Kaëlle se leva, prenant tout le monde par surprise. D’un geste impérieux, elle ordonna aux guerrières de baisser leurs armes. Ses doigts se glissèrent dans son décolleté, révélant sa baguette, qu’elle pointa vers le monticule de bois où reposait la dépouille enroulée dans un linge blanc imbibé d’huile d’olive. Et entama une psalmodie :

« Éclats de l’étoile ancienne, entendez mon chant

De ce vaisseau de chair, extrayez l’essence, rendant son souffle dormant.

Yara, feu d’une âme indomptée, ton cycle ici se ferme,

Mais dans cette fiole scellée, ton éclat demeure inerte, mais ferme. »

Kaëlle s’enflamma, lévitât légèrement au-dessus du sol. Sa baguette fusionna avec elle.

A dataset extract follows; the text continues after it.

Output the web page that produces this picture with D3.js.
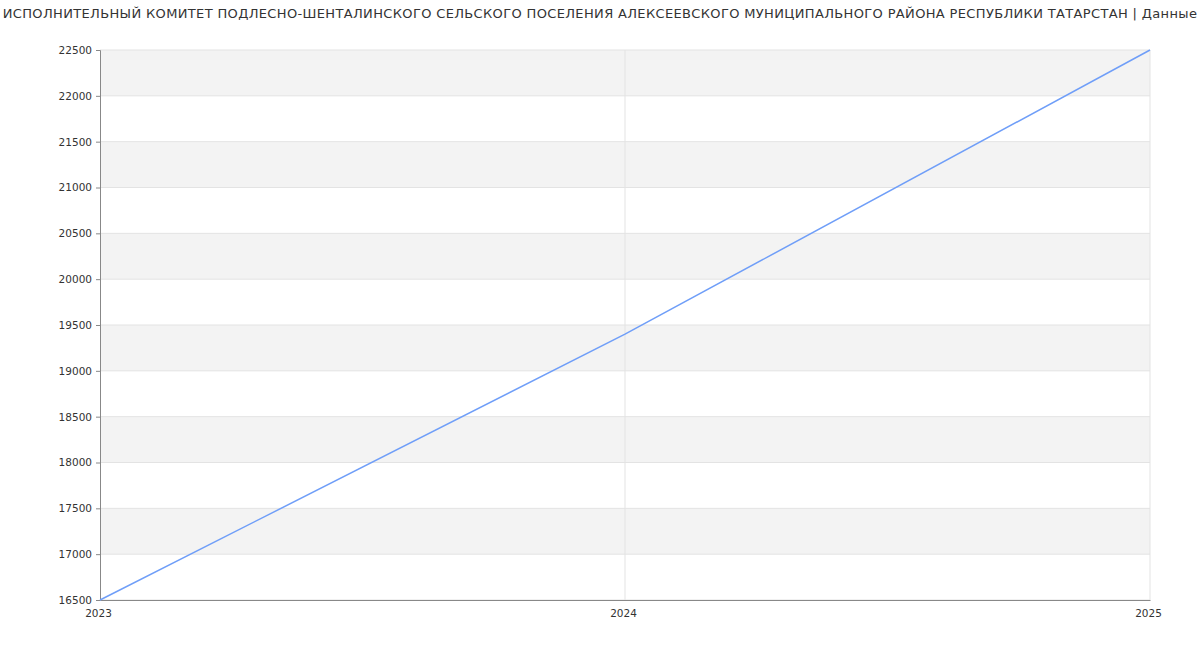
<!DOCTYPE html>
<html lang="ru">
<head>
  <meta charset="utf-8"/>
  <title>Chart</title>
  <script src="https://d3js.org/d3.v7.min.js"></script>
  <style>
  body { margin: 0; background: #fff; }
  text { font-family: "DejaVu Sans", sans-serif; }
  .title { font-size: 13px; fill: #333; letter-spacing: 0.35px; }
  .tick text { font-size: 10.5px; fill: #333; }
  .grid line { stroke: #e3e3e3; }
  </style>
</head>
<body>
<svg id="chart" width="1200" height="650"></svg>
<script>
  // data
  const years = [2023, 2024, 2025];
  const values = [16500, 19400, 22500];
  const yTicks = [16500, 17000, 17500, 18000, 18500, 19000, 19500, 20000, 20500, 21000, 21500, 22000, 22500];
  const titlePrefix = "Динамика доходов";
  const titleCore = "ИСПОЛНИТЕЛЬНЫЙ КОМИТЕТ ПОДЛЕСНО-ШЕНТАЛИНСКОГО СЕЛЬСКОГО ПОСЕЛЕНИЯ АЛЕКСЕЕВСКОГО МУНИЦИПАЛЬНОГО РАЙОНА РЕСПУБЛИКИ ТАТАРСТАН | Данные";
  const titleSuffix = "ФНС";

  const svg = d3.select("#chart");
  const margin = {top: 50, right: 50, bottom: 50, left: 100};
  const width = 1200 - margin.left - margin.right;
  const height = 650 - margin.top - margin.bottom;
  const g = svg.append("g")
    .attr("transform", "translate(" + margin.left + "," + margin.top + ")");

  const x = d3.scaleLinear().domain([2023, 2025]).range([0, width]);
  const y = d3.scaleLinear().domain([16500, 22500]).range([height, 0]);

  // alternating bands
  const bands = yTicks.slice(0, -1).map((v, i) => [v, yTicks[i + 1]]);
  g.selectAll("rect.band").data(bands)
    .enter()
    .append("rect")
    .attr("class", "band")
    .attr("x", 0)
    .attr("width", width)
    .attr("y", d => y(d[1]))
    .attr("height", d => y(d[0]) - y(d[1]))
    .style("fill", (d, i) => (bands.length - 1 - i) % 2 === 0 ? "#f3f3f3" : "#fff");

  // horizontal grid
  g.append("g").attr("class", "grid")
    .selectAll("line").data(yTicks)
    .enter()
    .append("line")
    .attr("x1", 0).attr("x2", width)
    .attr("y1", d => y(d)).attr("y2", d => y(d));
  // vertical grid
  g.append("g").attr("class", "grid")
    .selectAll("line").data(years.slice(1))
    .enter()
    .append("line")
    .attr("x1", d => x(d)).attr("x2", d => x(d))
    .attr("y1", 0).attr("y2", height);

  // axes
  const yAxis = g.append("g")
    .call(d3.axisLeft(y).tickValues(yTicks).tickSize(4).tickPadding(4).tickFormat(d3.format("d")));
  yAxis.select(".domain").attr("stroke", "#888");
  yAxis.selectAll(".tick line").attr("stroke", "#888");

  const xAxis = g.append("g")
    .attr("transform", "translate(0," + height + ")")
    .call(d3.axisBottom(x).tickValues(years).tickSize(0).tickPadding(10).tickFormat(d3.format("d")));
  xAxis.select(".domain").attr("stroke", "#888");
  xAxis.selectAll(".tick text").attr("dx", "-2");

  // line
  const line = d3.line().x((d, i) => x(years[i])).y(d => y(d));
  g.append("path")
    .datum(values)
    .attr("d", line)
    .style("fill", "none")
    .style("stroke", "#6f9ef8")
    .style("stroke-width", 1.5);

  // title
  const core = svg.append("text")
    .attr("class", "title")
    .attr("x", 600).attr("y", 18)
    .attr("text-anchor", "middle")
    .text(titleCore);
  const bb = core.node().getBBox();
  svg.append("text")
    .attr("class", "title")
    .attr("x", bb.x - 4).attr("y", 18)
    .attr("text-anchor", "end")
    .text(titlePrefix);
  svg.append("text")
    .attr("class", "title")
    .attr("x", bb.x + bb.width + 6).attr("y", 18)
    .text(titleSuffix);
</script>
</body>
</html>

La douleur l’envahissait, mais cette sorcière d’une trempe incroyable tint bon.

« Éléments de la Scythie, contiennent cette force en ce récipient sacré,

Que le vent garde le sceau, que la terre protège ce qui est enfermé.

Je prononce ces mots, non pour t’éteindre

Mais pour te préserver, à la prochaine aurore, pour te voir renaître. »

Alors que la psalmodie atteignait son apogée, la Régalia, nommée Rebelle en raison de sa personnalité, intensifia le flux. Elle comprenait l’importance de la tâche.

« Par la lune qui cache son visage, par le soleil qui rechigne à briller

Je lie cette âme aux confins de ce flacon, pour qu’un jour elle puisse s’élever.

Yara, demeure en stase, en cette relique de cristal

Ton héritage continue ici, en attendant ton prochain carnaval astral. »

Soudain, le spectre de Yara s’exila de son corps moribond, prenant une forme translucide au-dessus du brasier. Une petite fiole apparue dans la paume libre de cette virtuose des Arcanes. L’âme s’y glissa, et le flacon brilla. Le bûcher s’embrasa, l’engloutissant.

Épuisée, mais triomphante, Kaëlle retomba doucement au sol, les larmes mêlées à sa sueur de l’effort. Les sœurs d’armes ébahies attendaient de voir ce que la sorcière ferait ensuite, conscientes que quelque chose d’extraordinaire venait de se produire.

Contrairement à Aëgir et Gaïa, elle n’eut aucun mal à dompter sa puissance, à juguler la lave qui coulait en son sein. Phoebus, lié à son pouvoir depuis leur premier coït, irradia brièvement d’ébène. La sorcière leva la fiole, et, empreinte de solennité, annonça :

— Yara ressuscitera en notre enfant. 

La stupeur envahit d’abord l’assemblée... Puis, peu à peu, des acclamations de reconnaissance retenues retentirent. Phoebus ressentit une incommensurable gratitude envers sa compagne. Elle n’avait pas pris cette décision à la légère, c’était une preuve d’amour et de dévouement.

Les Amazones dans un ultime hommage offrirent les couronnes tressées à la grande reine. Les fleurs blanches calcinées dégagèrent une volute de fumée parfumée.

De nouveau les tambours résonnèrent, marquant le début des danses funèbres d’une beauté envoûtante. Leurs mouvements racontaient une histoire : une bataille gagnée, un défi relevé, une leçon enseignée par Yara. Les corps s’entrelaçaient, tournoyaient, sautaient, évoquant la puissance brutale et la délicatesse, créant une union parfaite entre le passé, le présent et l’avenir.